The next day we went on a very long drive in our 4x4s. We started off in a part of the Andes with volcanos. There were a few dormant ones and one active one which is very heavily monitored because it would have the most dangerous type of eruption with pyroclastic flow and also the ability to make a rain cloud from the lava of 1000 degrees celcius which could rain down anywhere in a 100km radius. All the surrounding rocks were once lava and are often used as bricks for houses and churches as they are earthquake resistant and easy to sculpt.
A lot of us noticed a big green bush which is a part of cauliflower family and only grows between 4,100m and 4,900m. Kike told us about how we can use nature to tell how high we are.
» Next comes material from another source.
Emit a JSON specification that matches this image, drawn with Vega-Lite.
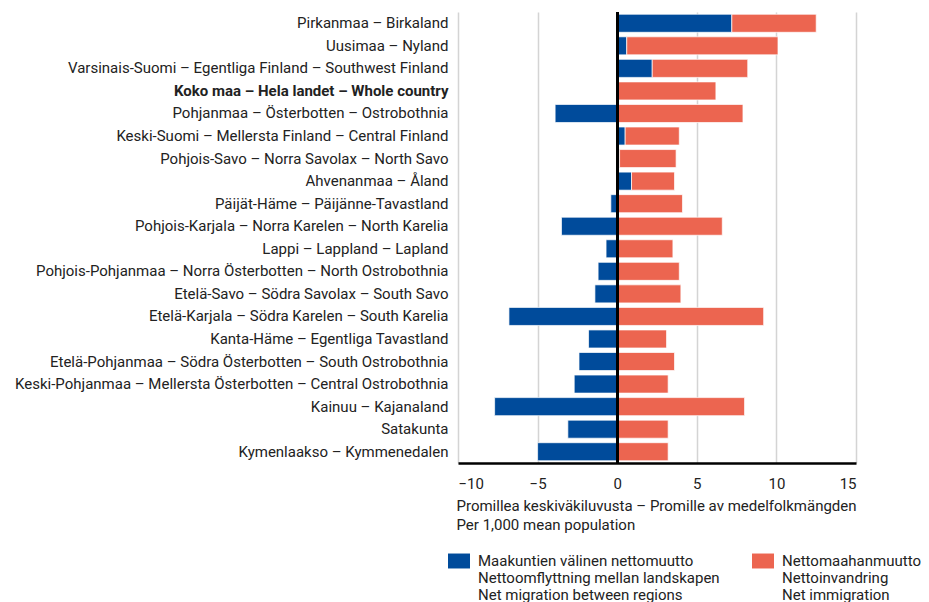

Our next few stops were all huge lakes scattered with three types of flamingo; Chilean, Andean and James (which is close to extinction). They are only here in summer for mating season and then move to different lakes. In the Laguna Colorada (the Red Lake) there are approximately 350,000 flamingos which is the densest population in the world. The reason for this is that the alkaline water is the perfect environment for krill which is the main food of flamingos. The krill is what makes their feathers pink which then provides UV protection for them. From the angle we were looking at it, the Laguna Colorada is 3km wide and 25km long!
On our way to our next accommodation, we saw a lot of abandoned villages. The people who lived here used to be borax miners. Borax was extracted for TNT and something else which I can’t remember but became protected so all of the villagers left.
Our next accommodation was even more simple but somehow gave us all the drunkest night yet! We were served pique macho which is a traditional Bolivian dish with chips, sausage, beef, peppers, onions and boiled eggs! Sounds weird but was really tasty! We were able to purchase wine and beer here so everyone drank from 10 mins after we arrived until 10:30 when the electricity was turned off and then we moved into someone’s room with all our torches and carried on drinking. The night started with my fake bat mitzvah and then just got weirder from then!!
The only thing that is difficult about seeing such amazing things is that a photo will never really show how amazing they are! After spending a few days travelling by bus and car, we’ve all used nature’s toilet a lot and I think my butt has seen more amazing sights in a few days than some people will see in a lifetime!